Several companies are trying to take down the Bloomberg Terminal
If you’re in finance, you know the Bloomberg Terminal. How can’t you? The dual flat-panel monitor, the throwback user interface, the distinct keyboard, the $25,000 price tag—these are the signs of an organization that’s serious about finance, whether it’s an investment bank or a publication such as Fortune.
But like any good business where competition is low and margins are high, it’s only a matter of time before someone—usually a technology company—comes in to disrupt it.
That process is underway. Several companies are diligently working to break Bloomberg’s grip on financial information, and a recent Dealbook article outlines a few of them.
There is Symphony, an upstart jointly owned by some of the world’s biggest banks (such as Goldman Sachs), which next month expects to begin offering software to replace the communications system that traders use to talk to one another. (Fortune’s Robert Hackett first profiled the company earlier this year.)
There is Money.net, a company led by a former top Bloomberg executive, Morgan Downey. It offers many similar services with a slicker UI in a less tethered format.

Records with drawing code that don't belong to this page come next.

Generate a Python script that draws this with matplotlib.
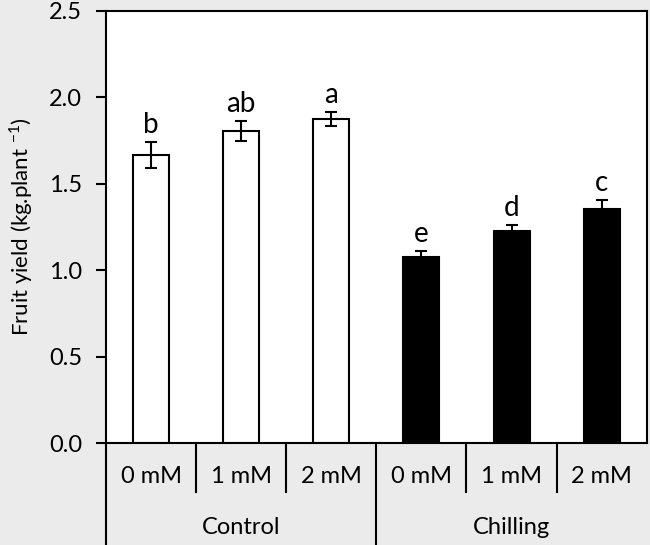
import matplotlib.pyplot as plt
import numpy as np

plt.rcParams["font.family"] = ["Lato", "DejaVu Sans"]
plt.rcParams["mathtext.fontset"] = "custom"
plt.rcParams["mathtext.rm"] = "Lato"

doses = ["0 mM", "1 mM", "2 mM", "0 mM", "1 mM", "2 mM"]
groups = ["Control", "Chilling"]
yield_mean = [1.667, 1.805, 1.875, 1.077, 1.225, 1.352]
yield_err = [0.073, 0.057, 0.042, 0.036, 0.035, 0.055]
letters = ["b", "ab", "a", "e", "d", "c"]
fills = ["white", "white", "white", "black", "black", "black"]

bg = "#ebebeb"
fig = plt.figure(figsize=(6.5, 5.45), dpi=100, facecolor=bg)
ax = fig.add_axes([0.163, 0.187, 0.832, 0.793])

x = np.arange(len(yield_mean))
ax.bar(x, yield_mean, width=0.4, color=fills, edgecolor="black", linewidth=1.5, zorder=2)
ax.errorbar(x, yield_mean, yerr=yield_err, fmt="none", ecolor="black",
            elinewidth=1.5, capsize=4, capthick=1.5, zorder=3)
for xi, m, e, lab in zip(x, yield_mean, yield_err, letters):
    ax.annotate(lab, (xi, m + e), xytext=(0, 3), textcoords="offset points",
                ha="center", va="bottom", fontsize=20)

ax.set_xlim(-0.5, 5.5)
ax.set_ylim(0, 2.5)
ax.set_yticks(np.arange(0, 2.51, 0.5))
ax.set_yticklabels([f"{v:.1f}" for v in np.arange(0, 2.51, 0.5)])
ax.tick_params(axis="y", direction="out", length=7, width=1.5, labelsize=17, pad=10)
ax.set_xticks([])
for s in ax.spines.values():
    s.set_linewidth(1.5)
ax.set_ylabel(r"Fruit yield (kg.plant $^{-1}$)", fontsize=16, labelpad=10)

# category axis below the bars
tr = ax.get_xaxis_transform()
for sep in [0.5, 1.5, 3.5, 4.5]:
    ax.plot([sep, sep], [0, -0.113], color="black", lw=1.5, transform=tr, clip_on=False)
for sep in [-0.5, 2.5]:
    ax.plot([sep, sep], [0, -0.236], color="black", lw=1.5, transform=tr, clip_on=False)
for xi, d in zip(x, doses):
    ax.text(xi, -0.078, d, transform=tr, ha="center", va="center", fontsize=17)
for gi, g in enumerate(groups):
    ax.text(gi * 3 + 1, -0.195, g, transform=tr, ha="center", va="center", fontsize=17)

fig.savefig("out.png", dpi=100, facecolor=bg)
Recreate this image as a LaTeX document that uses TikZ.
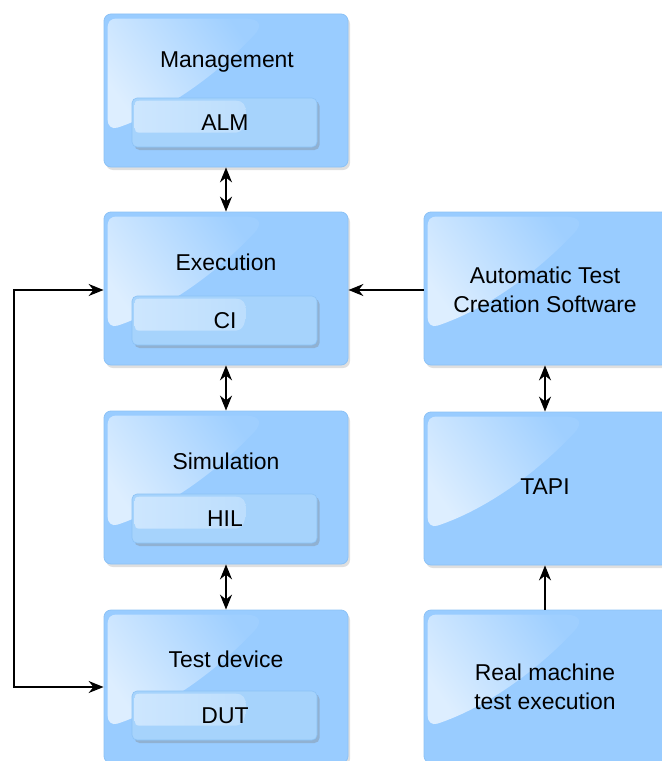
\documentclass[tikz,border=0pt]{standalone}
\usepackage{fontspec}
\setmainfont{Liberation Sans}
\usetikzlibrary{arrows.meta,shadows}

\definecolor{boxblue}{HTML}{99CCFF}
\definecolor{boxedge}{HTML}{8CC2F6}
\definecolor{glosstop}{HTML}{DDEEFF}
\definecolor{innerblue}{HTML}{A6D3FC}
\definecolor{innergloss}{HTML}{CDE6FE}

\tikzset{
  bigbox/.style={draw=boxedge, line width=0.8bp, fill=boxblue, rounded corners=7bp,
    minimum width=244bp, minimum height=153bp, inner sep=0pt,
    drop shadow={shadow xshift=2bp, shadow yshift=-3bp, opacity=0.25}},
  innerbox/.style={draw=boxedge, line width=0.6bp, fill=innerblue, rounded corners=5bp,
    minimum width=185bp, minimum height=49bp, inner sep=0pt,
    drop shadow={shadow xshift=2.5bp, shadow yshift=-3bp, opacity=0.35}},
  lbl/.style={font=\fontsize{23}{29}\selectfont, text=black, align=center, inner sep=0pt},
  conn/.style={draw=black, line width=1.5bp},
  tip/.style={-{Stealth[length=15bp,width=12bp]}},
  dtip/.style={{Stealth[length=15bp,width=12bp]}-{Stealth[length=15bp,width=12bp]}},
  % glossy highlight in the upper-left part of a big box
  gloss/.pic={
    \shade[left color=glosstop, right color=boxblue!94!white, shading angle=125]
      (4,16) .. controls (4,8) and (6,5) .. (14,5) -- (142,5)
      .. controls (156,5) and (160,12) .. (150,22)
      .. controls (112,62) and (62,98) .. (14,114)
      .. controls (8,116) and (4,112) .. (4,106) -- cycle;
  },
  % glossy highlight on the left part of an inner box
  igloss/.pic={
    \shade[left color=innergloss, right color=innerblue!75!white]
      (3,8) .. controls (3,4) and (4,3) .. (8,3) -- (104,3)
      .. controls (112,3) and (114,8) .. (114,14)
      .. controls (114,28) and (112,34) .. (104,35) -- (8,35)
      .. controls (4,35) and (3,33) .. (3,30) -- cycle;
  }
}

\begin{document}
\begin{tikzpicture}[x=1bp, y=-1bp]
\useasboundingbox (0,0) rectangle (662,761);
\fill[white] (0,0) rectangle (662,761);
\clip (0,0) rectangle (662,761);

% left column
\node[bigbox] (mgmt) at (226,90.5) {};
\node[bigbox] (exec) at (226,288.5) {};
\node[bigbox] (sim)  at (226,487.5) {};
\node[bigbox] (dev)  at (226,686.5) {};
% right column
\node[bigbox] (atcs) at (546,288.5) {};
\node[bigbox] (tapi) at (546,488.5) {};
\node[bigbox] (real) at (546,686.5) {};

\foreach \b in {mgmt,exec,sim,dev,atcs,tapi,real}
  \pic at (\b.north west) {gloss};

% inner boxes
\node[innerbox] (alm) at (224.5,122.5) {};
\node[innerbox] (ci)  at (224.5,320.5) {};
\node[innerbox] (hil) at (224.5,518.5) {};
\node[innerbox] (dut) at (224.5,715.5) {};
\foreach \b in {alm,ci,hil,dut}
  \pic at (\b.north west) {igloss};

% texts
\node[lbl] (mgmtT) at (227,62)  {Management};
\node[lbl] (almT)  at (225,123) {ALM};
\node[lbl] (execT) at (226,262) {Execution};
\node[lbl] (ciT)   at (225,321) {CI};
\node[lbl] (simT)  at (226,461) {Simulation};
\node[lbl] (hilT)  at (225,519) {HIL};
\node[lbl] (devT)  at (226,659) {Test device};
\node[lbl] (dutT)  at (225,716) {DUT};
\node[lbl] (atcsT) at (545,290) {Automatic Test\\Creation Software};
\node[lbl] (tapiT) at (545,487) {TAPI};
\node[lbl] (realT) at (545,687) {Real machine\\test execution};

% connectors
\draw[conn,dtip] (mgmt.south) -- (exec.north);
\draw[conn,dtip] (exec.south) -- (sim.north);
\draw[conn,dtip] (sim.south) -- (dev.north);
\draw[conn,dtip] ([xshift=-1bp]tapi.north) -- ([xshift=-1bp]atcs.south);
\draw[conn,tip] ([xshift=-1bp]real.north) -- ([xshift=-1bp]tapi.south);
\draw[conn,tip] ([yshift=-1.5bp]atcs.west) -- ([yshift=-1.5bp]exec.east);
\coordinate (loopT) at (14,290);
\coordinate (loopB) at (14,687);
\draw[conn,dtip] (exec.west |- loopT) -- (loopT) -- (loopB) -- (dev.west |- loopB);
\end{tikzpicture}
\end{document}
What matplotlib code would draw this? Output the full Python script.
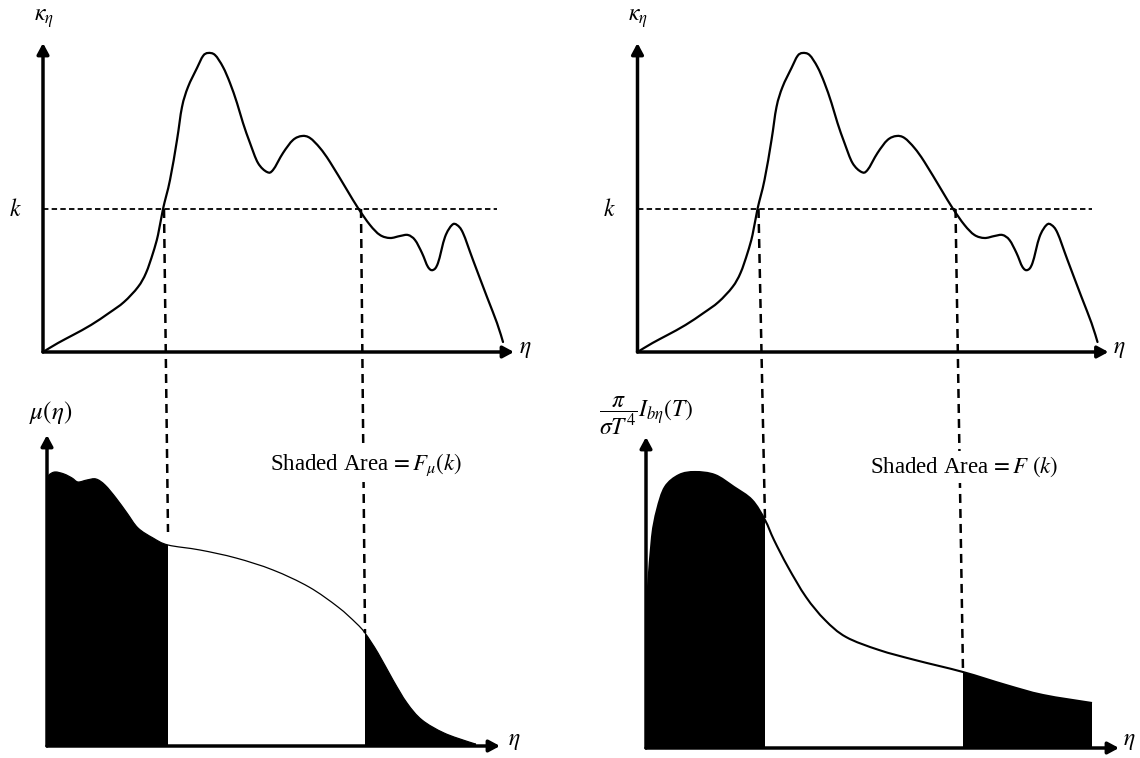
import numpy as np
import matplotlib
matplotlib.use("Agg")
import matplotlib.pyplot as plt
from matplotlib.path import Path
from matplotlib.patches import PathPatch
from matplotlib.lines import Line2D

plt.rcParams['font.family'] = ['Liberation Serif', 'DejaVu Serif']
plt.rcParams['mathtext.fontset'] = 'stix'

# spectral absorption coefficient kappa_eta (same curve in both upper panels)
eta_k = np.array([0, 15, 30, 48, 66, 81, 95, 103, 110, 115, 120, 127, 134, 139, 145,
                  154, 160, 165, 172, 180, 187, 194, 200, 207, 215, 224, 230, 240,
                  250, 259, 267, 277, 287, 304, 315, 327, 337, 347, 357, 365, 372,
                  379, 385, 390, 395, 402, 409, 414, 420, 430, 444, 454, 460])
kappa = np.array([0, 9, 17, 27, 39, 50, 65, 79, 99, 117, 143, 172, 212, 245, 265,
                  284, 296, 299, 297, 285, 269, 249, 229, 209, 189, 180, 182, 199,
                  212, 216, 214, 204, 190, 162, 144, 127, 117, 114, 116, 117, 112,
                  99, 85, 82, 89, 115, 127, 127, 119, 92, 55, 29, 10])
k_level = 143
k_cross = [121, 318]

# weight function mu(eta), lower left
eta_mu = np.array([0, 2, 8, 17, 25, 31, 40, 49, 58, 69, 80, 91, 106, 121, 153, 189,
                   226, 262, 291, 309, 318, 331, 346, 360, 375, 397, 422, 429])
mu = np.array([266, 271, 274, 272, 268, 264, 266, 267, 261, 248, 233, 218, 208, 201,
               196, 188, 176, 159, 139, 123, 113, 93, 66, 43, 26, 13, 4, 2])
mu_cut = [121, 318]

# blackbody pi/(sigma T^4) I_b,eta(T), lower right
eta_b = np.array([0, 2, 6, 11, 19, 33, 49, 69, 88, 106, 119, 128, 142, 160, 179,
                  200, 233, 269, 317, 360, 397, 446])
planck = np.array([138, 161, 211, 238, 261, 273, 276, 273, 261, 248, 228, 208, 181,
                   151, 128, 111, 98, 88, 76, 63, 53, 45])
planck_cut = [119, 317]

W, H = 1140, 758
fig = plt.figure(figsize=(W / 100, H / 100), dpi=100)


def panel(x0, y0, x1, y1):
    # x0,y0 = origin in pixels, x1 = tip of eta arrow, y1 = tip of vertical arrow
    ax = fig.add_axes([x0 / W, 1 - y0 / H, (x1 - x0) / W, (y0 - y1) / H])
    ax.set_xlim(0, x1 - x0)
    ax.set_ylim(0, y0 - y1)
    ax.axis('off')
    arr = dict(arrowstyle='-|>,head_length=0.65,head_width=0.35', lw=2.5,
               color='k', shrinkA=0, shrinkB=0, mutation_scale=10)
    ax.annotate('', xy=(1, 0), xytext=(0, 0), xycoords='axes fraction',
                textcoords='axes fraction', arrowprops=arr, annotation_clip=False)
    ax.annotate('', xy=(0, 1), xytext=(0, 0), xycoords='axes fraction',
                textcoords='axes fraction', arrowprops=arr, annotation_clip=False)
    return ax


def bez(x, y, i0, i1):
    # smooth (catmull-rom) bezier segments through the read points i0..i1
    p = np.column_stack([x, y]).astype(float)
    n = len(p)
    verts, codes = [], []
    for i in range(i0, i1):
        a, b, c, d = p[max(i - 1, 0)], p[i], p[i + 1], p[min(i + 2, n - 1)]
        verts += [b + (c - a) / 6, c - (d - b) / 6, c]
        codes += [Path.CURVE4] * 3
    return verts, codes


def curve(ax, x, y, **kw):
    v, c = bez(x, y, 0, len(x) - 1)
    path = Path([(x[0], y[0])] + v, [Path.MOVETO] + c)
    ax.add_patch(PathPatch(path, fill=False, clip_on=False, **kw))


def shade(ax, x, y, lo, hi):
    i0 = int(np.where(x == lo)[0][0]) if lo is not None else 0
    i1 = int(np.where(x == hi)[0][0]) if hi is not None else len(x) - 1
    v, c = bez(x, y, i0, i1)
    verts = [(x[i0], 0), (x[i0], y[i0])] + v + [(x[i1], 0), (x[i0], 0)]
    codes = [Path.MOVETO, Path.LINETO] + c + [Path.LINETO, Path.CLOSEPOLY]
    ax.add_patch(PathPatch(Path(verts, codes), facecolor='k', edgecolor='none'))


ax_tl = panel(43, 352, 514, 43)
ax_tr = panel(637.5, 352, 1108.5, 43)
ax_bl = panel(47, 746, 500, 435)
ax_br = panel(646, 748, 1119, 437)

for ax in (ax_tl, ax_tr):
    curve(ax, eta_k, kappa, edgecolor='k', lw=1.6, capstyle='round')
    ax.plot([0, 454], [k_level, k_level], color='k', lw=1.3, ls=(0, (3.0, 1.8)),
            clip_on=False)

# lower left: mu(eta)
shade(ax_bl, eta_mu, mu, None, mu_cut[0])
shade(ax_bl, eta_mu, mu, mu_cut[1], None)
curve(ax_bl, eta_mu, mu, edgecolor='k', lw=0.9)

# lower right: blackbody
shade(ax_br, eta_b, planck, None, planck_cut[0])
shade(ax_br, eta_b, planck, planck_cut[1], None)
curve(ax_br, eta_b, planck, edgecolor='k', lw=1.5)

# projection lines from kappa = k down to the lower panels
links = [
    (ax_tl, k_cross[0], ax_bl, mu_cut[0], 214),
    (ax_tl, k_cross[1], ax_bl, mu_cut[1], np.interp(mu_cut[1], eta_mu, mu)),
    (ax_tr, k_cross[0], ax_br, planck_cut[0], np.interp(planck_cut[0], eta_b, planck)),
    (ax_tr, k_cross[1], ax_br, planck_cut[1], np.interp(planck_cut[1], eta_b, planck)),
]
to_fig = fig.transFigure.inverted()
for axa, xa, axb, xb, yb in links:
    pa = to_fig.transform(axa.transData.transform((xa, k_level)))
    pb = to_fig.transform(axb.transData.transform((xb, yb)))
    fig.add_artist(Line2D([pa[0], pb[0]], [pa[1], pb[1]], transform=fig.transFigure,
                          color='k', lw=1.8, ls=(0, (3.6, 2.4)), zorder=2))


def ftext(x, y, s, size, **kw):
    return fig.text(x / W, 1 - y / H, s, fontsize=size, ha='center', va='center',
                    zorder=5, **kw)


for dx in (0, 594):
    ftext(44 + dx, 19, r'$\kappa_{\eta}$', 17)
    ftext(15 + dx, 210, r'$k$', 17)
    ftext(525 + dx, 350, r'$\eta$', 17)
ftext(514, 741, r'$\eta$', 17)
ftext(1129, 742, r'$\eta$', 17)
ftext(51, 412, r'$\mu\left(\eta\right)$', 18)
ftext(646, 416, r'$\dfrac{\pi}{\sigma T^{4}}I_{b\eta}\left(T\right)$', 17)

box = dict(facecolor='white', edgecolor='none', pad=3)
ftext(366, 465, r'Shaded Area$\,=F_{\mu}\left(k\right)$', 16.5, bbox=box)
ftext(964, 467, r'Shaded Area$\,=F\ \left(k\right)$', 16.5, bbox=box)

fig.savefig('out.png', dpi=100, facecolor='white')
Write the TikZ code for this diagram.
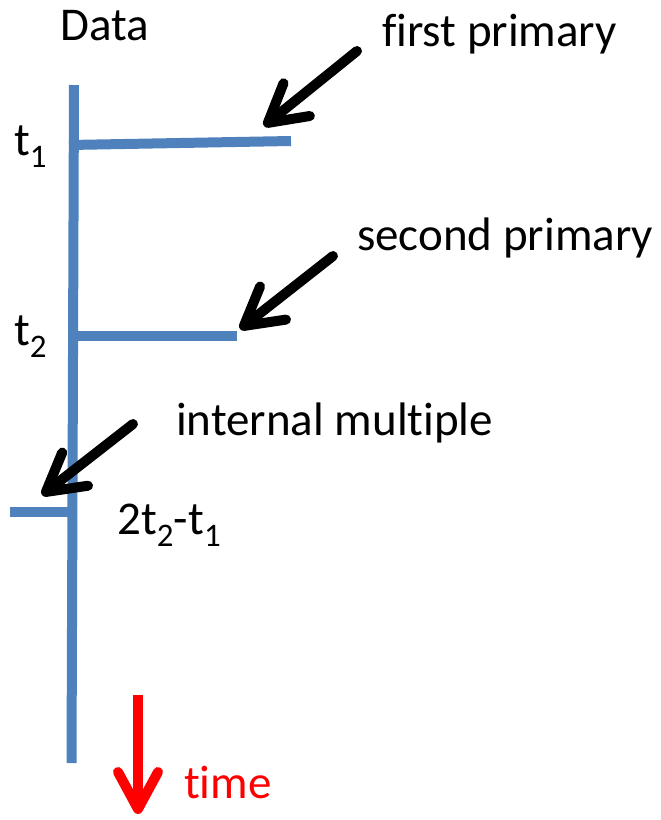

And of course there is Thomson Reuters, whose own 13-year-old messaging service has long been an alternative to Bloomberg’s—so much so that many financial firms acknowledged paying for both of them in the wake of the 2013 “snooping scandal” in which Bloomberg journalists were found trawling the terminal for confidential information.
There’s a lot at stake. The newer services cost a fraction—as much as one-twentieth—of Bloomberg’s Terminal, propelled by the rise of cloud computing, mobile computing, and open-source software. On the other hand, they replace only a small slice of the Bloomberg package—one that has grown to include everything from market data and documentation to messaging and news.
Will the startups take down Bloomberg? My money says no—but they will contribute to a wave that will forever change the way the incumbent does business.